I know I’m not painting a pretty picture here, but I’ve been in the financial planning business for over 20 years and I am constantly amazed by how few people I meet that have a joyful, healthy, supportive relationship with their money. Even people who have a lot of it! With so much focus on money in our culture, it strikes me as tragic that we spend so much energy on it – either avoiding it, obsessing about it, worrying about it, controlling it, but where’s the joy, the satisfaction, the reward?

Most of us have very complex relationships with money and it has a very powerful influence on our life – on the work we chose, our personal relationships, our sense of self. So we certainly have lots of reasons to a have good, healthy relationship with money. So why don’t we? What stops us from making friends with our money?

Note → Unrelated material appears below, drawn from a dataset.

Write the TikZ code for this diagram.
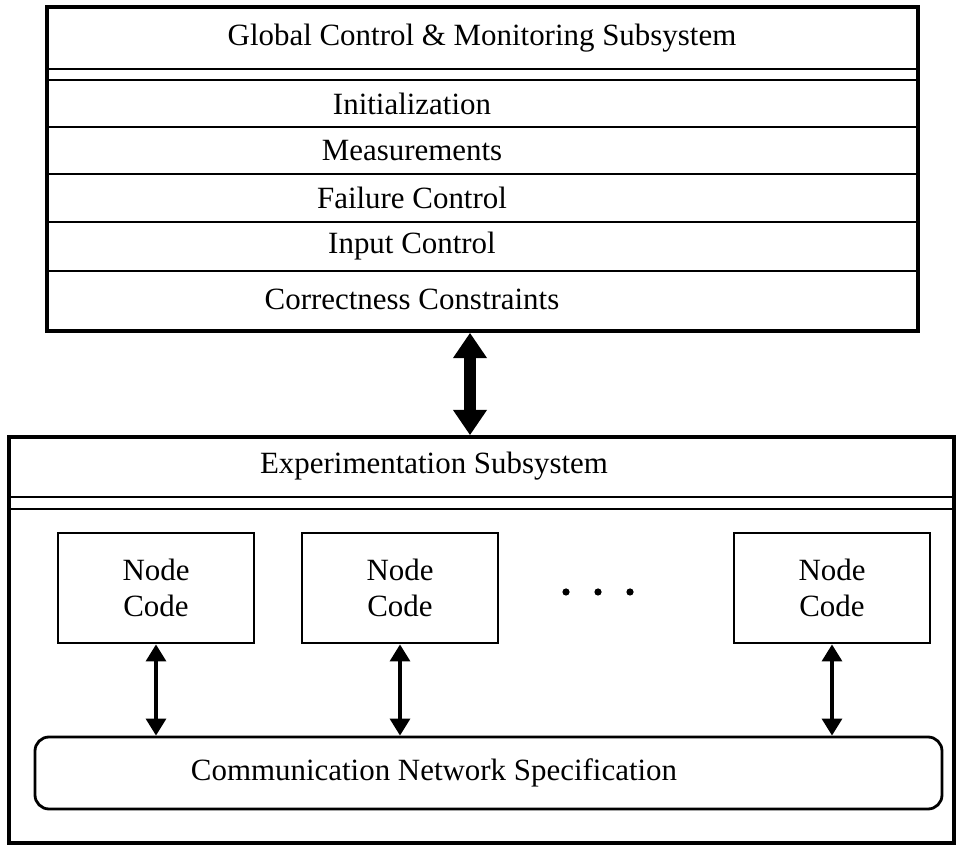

Mostly I don’t think that it’s cash that we lack, but an awareness of what role it plays in our life, what our beliefs are and what emotions are tied into our dealings with money. Most of us also lack good role models – we see corporate greed on the one hand, poverty on the other – god knows many of our parents didn’t know how to handle money successfully. We aren’t taught about it in schools and we don’t often get a chance to talk openly and honestly about money and our feelings about it.